Prime Minister owes the Canadian public the truth about senate scandal

It appears that Prime Minister Stephen Harper intends to avoid testifying in the trial of suspended-senator Mike Duffy, now facing 31 criminal charges connected with his disputed expense claims.

While legal experts claim it’s entirely likely that Harper will be called to testify by Duffy’s defense in response to bribery charges, a spokesman has made it clear this week that Harper feels he has no further information to add to what he has already supplied to the RCMP.

This is yet another instance of Harper’s increasing disconnect with the electorate. Whatever reasons he offers, it is obvious that the desire to avoid anything that might prove embarrassing – standard equipment for politicians – has yet again trumped any attempt at transparency or respect for due process.

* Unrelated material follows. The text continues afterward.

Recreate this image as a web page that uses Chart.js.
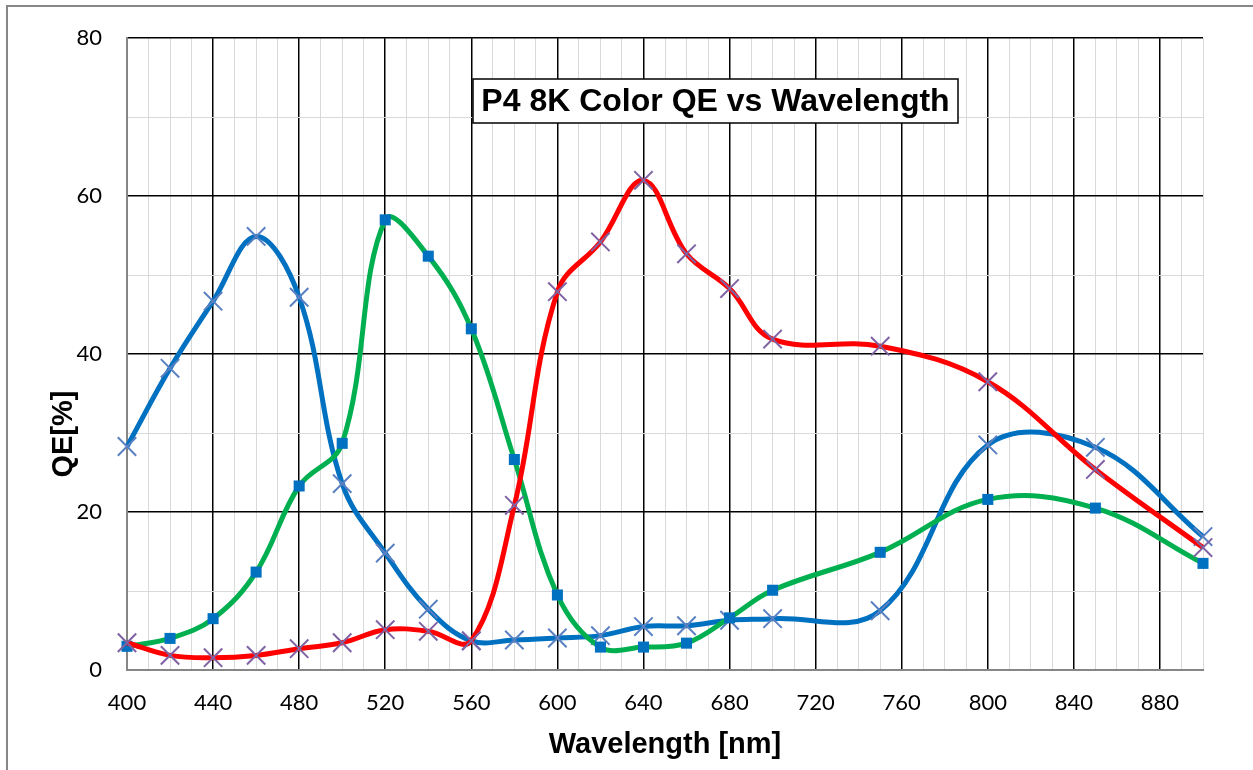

We’ll leave it to the courts to rule whether Harper can invoke parliamentary privilege to avoid testifying, but he’s not likely to score any points with the ordinary citizen by doing so.

Do any of us imagine we could avoid a subpoena to appear as a witness in a trial by claiming we had nothing useful to add? Any judge in this land would tell us it’s not our place to conclude whether our testimony would or wouldn’t be useful. It would be highly presumptive for us to assume that we could anticipate any and all lines of questioning, and we’d likely get our knuckles rapped for it.

But then we’re not the prime minister – and not able to avail ourselves of his privileges, parliamentary or otherwise.

Harper has persistently sought to distance himself from the actions of the Prime Minister’s Office on the Duffy file – a situation that would be laughable if it did not reveal how tragically flawed our political system is.

Cloaked in his mantle of privilege, Harper has decried the kinds of actions his appointee to the senate is accused of perpetrating, stopping just short of accusing the man himself. Yet Duffy has alleged, just as persistently, that the prime minister is not as far removed from the affair as one would have us believe.

Whatever our presumptions with regard to Duffy, the accused deserves his day in court.

And Canadians deserve the kind of leader who is willing to endure some personal discomfiture to testify, openly and honestly, in a court of law.

Anything short of that is an insult – to our people, to our principles, and, ultimately, to our country.